Efek diplomasi jangka panjangnya pun berbahaya. Indonesia bisa disejajarkan dengan negara-negara yang dikenal suka memanipulasi data, seperti Zimbabwe atau Turkmenistan. Setiap kali pejabat Indonesia bicara di forum internasional, bayangan manipulasi data akan menghantui. Kredibilitas bukan sesuatu yang bisa dibeli, dan sekali hilang, memulihkannya membutuhkan waktu puluhan tahun.
Dampak Sosial: Retaknya Kepercayaan Rakyat
Jika angka pertumbuhan ekonomi dipertanyakan dunia, rakyat pun ikut merasa kecewa. Selama ini, ada jarak besar antara statistik resmi dan realitas di lapangan. BPS bilang inflasi 3%, tetapi ibu-ibu di pasar merasakan harga cabai naik dua kali lipat. BPS bilang pertumbuhan ekonomi 5%, tetapi pengangguran di desa dan kota tetap terasa tinggi. Ketika PBB ikut turun tangan menginvestigasi data, rakyat akan berkata: “Ternyata dunia pun meragukan angka-angka pemerintah.”
Erosi kepercayaan ini berbahaya. Karena tanpa trust, kebijakan pemerintah kehilangan daya ikat. Oposisi akan memanfaatkan isu ini untuk menyerang habis-habisan. Polarisasi politik semakin dalam, media sosial penuh perdebatan panas, dan rakyat makin terbelah antara yang membela pemerintah dan yang mencaci maki.
Skenario Jangka Panjang: Dari Krisis hingga Reformasi
Apa yang bisa terjadi jika investigasi PBB benar-benar menemukan ketidaksesuaian besar?
Dalam jangka pendek, rupiah melemah, IHSG jatuh, dan imported inflation melonjak. Harga barang-barang impor naik, rakyat kecil paling terkena dampaknya. Dalam jangka menengah, Indonesia mungkin dipaksa melakukan reformasi statistik, memperkuat independensi BPS, dan membuka metodologi secara transparan. Ini bisa menjadi momentum baik jika pemerintah serius berbenah.

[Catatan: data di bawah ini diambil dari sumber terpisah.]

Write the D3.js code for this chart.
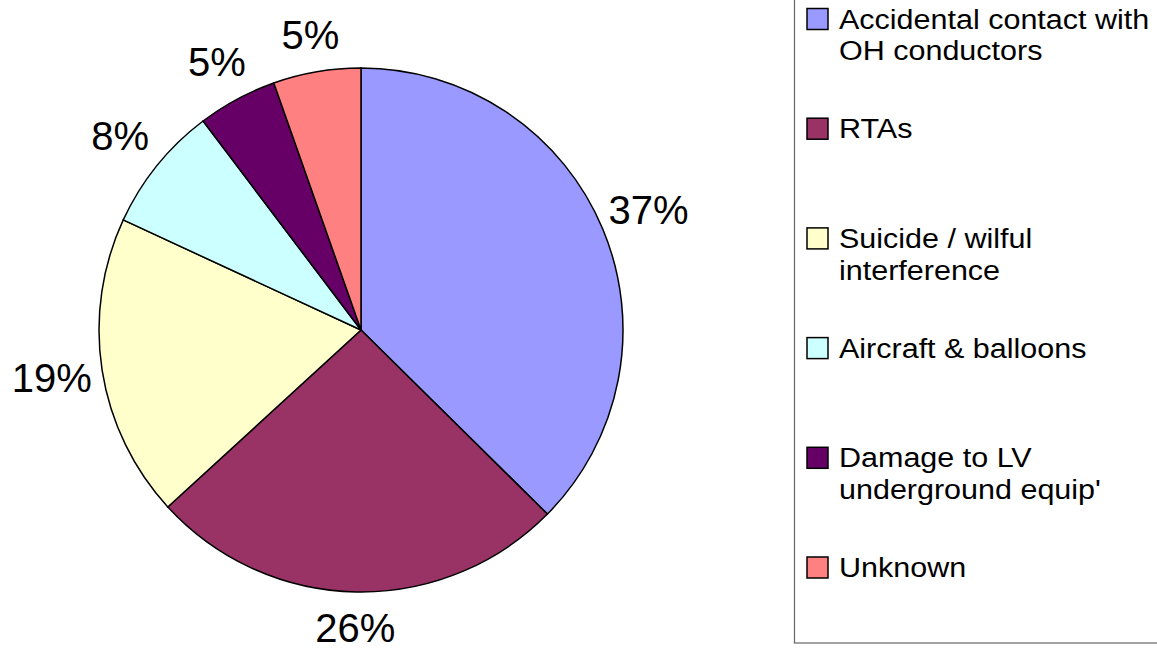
<!DOCTYPE html>
<html>
<head>
<meta charset="utf-8">
<style>
  body { margin: 0; background: #fff; font-family: "Liberation Sans", Arial, sans-serif; }
  .slice path { stroke: #000; stroke-width: 1.5; }
  .pct { font-size: 40px; fill: #000; }
  .legend text { font-size: 28px; fill: #000; }
</style>
</head>
<body>
<script src="https://d3js.org/d3.v7.min.js"></script>
<script>
// data
var categories = ["Accidental contact with|OH conductors", "RTAs", "Suicide / wilful|interference",
                  "Aircraft & balloons", "Damage to LV|underground equip'", "Unknown"];
var values = [37.4, 25.8, 18.7, 7.8, 4.9, 5.4];
var colours = ["#9999FF", "#993366", "#FFFFCC", "#CCFFFF", "#660066", "#FF8080"];

var width = 1157, height = 649;
var cx = 361, cy = 330, radius = 262;

var svg = d3.select("body").append("svg")
    .attr("width", width)
    .attr("height", height);

var total = d3.sum(values);

var pie = d3.pie().sort(null).value(function(d) { return d; });
var arc = d3.arc().innerRadius(0).outerRadius(radius);

// labels sit further out on the sides, where the text is wider than tall
function labelPos(d) {
  var a = (d.startAngle + d.endAngle) / 2;
  var r = 297 + 16 * Math.abs(Math.sin(a));
  return [r * Math.sin(a), -r * Math.cos(a)];
}

var g = svg.append("g")
    .attr("transform", "translate(" + cx + "," + cy + ")");

var slices = g.selectAll("g.slice")
    .data(pie(values))
    .enter().append("g")
    .attr("class", "slice");

slices.append("path")
    .attr("d", arc)
    .style("fill", function(d, i) { return colours[i]; });

slices.append("text")
    .attr("class", "pct")
    .attr("transform", function(d) { return "translate(" + labelPos(d) + ")"; })
    .attr("text-anchor", "middle")
    .attr("dy", "0.36em")
    .text(function(d) { return Math.round(d.value / total * 100) + "%"; });

// legend
var legend = svg.append("g").attr("class", "legend");

legend.append("rect")
    .attr("x", 794.5).attr("y", -5)
    .attr("width", 420).attr("height", 648)
    .style("fill", "#fff")
    .style("stroke", "#666")
    .style("stroke-width", 1.2);

var item = d3.scaleLinear().domain([0, categories.length - 1]).range([19, 567.5]);

var items = legend.selectAll("g.item")
    .data(categories)
    .enter().append("g")
    .attr("class", "item")
    .attr("transform", function(d, i) { return "translate(806," + item(i) + ")"; });

items.append("rect")
    .attr("x", 1).attr("y", -10.5)
    .attr("width", 21).attr("height", 21)
    .style("fill", function(d, i) { return colours[i]; })
    .style("stroke", "#000")
    .style("stroke-width", 1.5);

items.append("text")
    .attr("transform", "translate(33,9.5) scale(1.09,1)")
    .each(function(d) {
      var lines = d.split("|");
      var t = d3.select(this);
      lines.forEach(function(l, j) {
        t.append("tspan").attr("x", 0).attr("dy", j === 0 ? 0 : 32).text(l);
      });
    });
</script>
</body>
</html>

Tetapi jika pemerintah malah defensif, menolak kritik, dan menutup diri, label buruk bisa permanen. Indonesia bisa masuk daftar negara dengan statistical credibility problem. Investor akan selalu berhati-hati, lembaga internasional akan selalu mencurigai, dan rakyat akan selalu sinis terhadap angka resmi.
Belajar dari Argentina dan Yunani
Argentina adalah contoh nyata. Pada 2007–2015, pemerintah memaksa INDEC untuk merilis data inflasi yang lebih rendah dari kenyataan. Akibatnya, IMF mengeluarkan “censure,” sebuah teguran keras yang jarang terjadi. Investor asing menutup akses pembiayaan, dan Argentina terjebak dalam krisis utang. Butuh bertahun-tahun reformasi untuk memulihkan kepercayaan.
Yunani bahkan lebih tragis. Pemerintah menutupi defisit anggaran, seolah-olah semuanya terkendali. Ketika kebohongan itu terbongkar pada 2009, pasar keuangan global panik. Krisis utang meledak, Uni Eropa dipaksa memberikan bailout besar-besaran, dan reputasi Yunani hancur di mata dunia. Sampai hari ini, Yunani masih berjuang membayar utang dan memulihkan nama baik.
Apakah kita ingin Indonesia masuk dalam daftar kelam itu?
Kesimpulan: Krisis Data Adalah Krisis Bangsa
Jika PBB benar-benar menginvestigasi dan menemukan kejanggalan dalam data BPS, maka dampaknya bukan hanya pada angka pertumbuhan ekonomi 5,12% itu sendiri. Dampaknya bisa menjalar ke semua lini: ekonomi yang rapuh karena investor kabur, politik yang goyah karena legitimasi hilang, sosial yang panas karena rakyat kehilangan kepercayaan, dan reputasi internasional yang runtuh karena Indonesia dianggap manipulatif.
Inilah saatnya kita sadar bahwa data bukan sekadar angka. Data adalah wajah sebuah bangsa. Sekali dunia menilai kita berbohong, maka luka itu sulit disembuhkan. Karena itu, jika pemerintah sungguh-sungguh peduli pada masa depan Indonesia, transparansi dan independensi BPS harus dijaga mati-matian. Jangan sampai kita mengulang tragedi Argentina atau Yunani.
Dan bagi rakyat, berita seperti ini bukan sekadar bahan obrolan di warung kopi. Ini panggilan untuk lebih kritis, lebih peduli, dan berani bersuara. Karena pada akhirnya, demokrasi yang sehat hanya mungkin tumbuh di atas fondasi data yang jujur.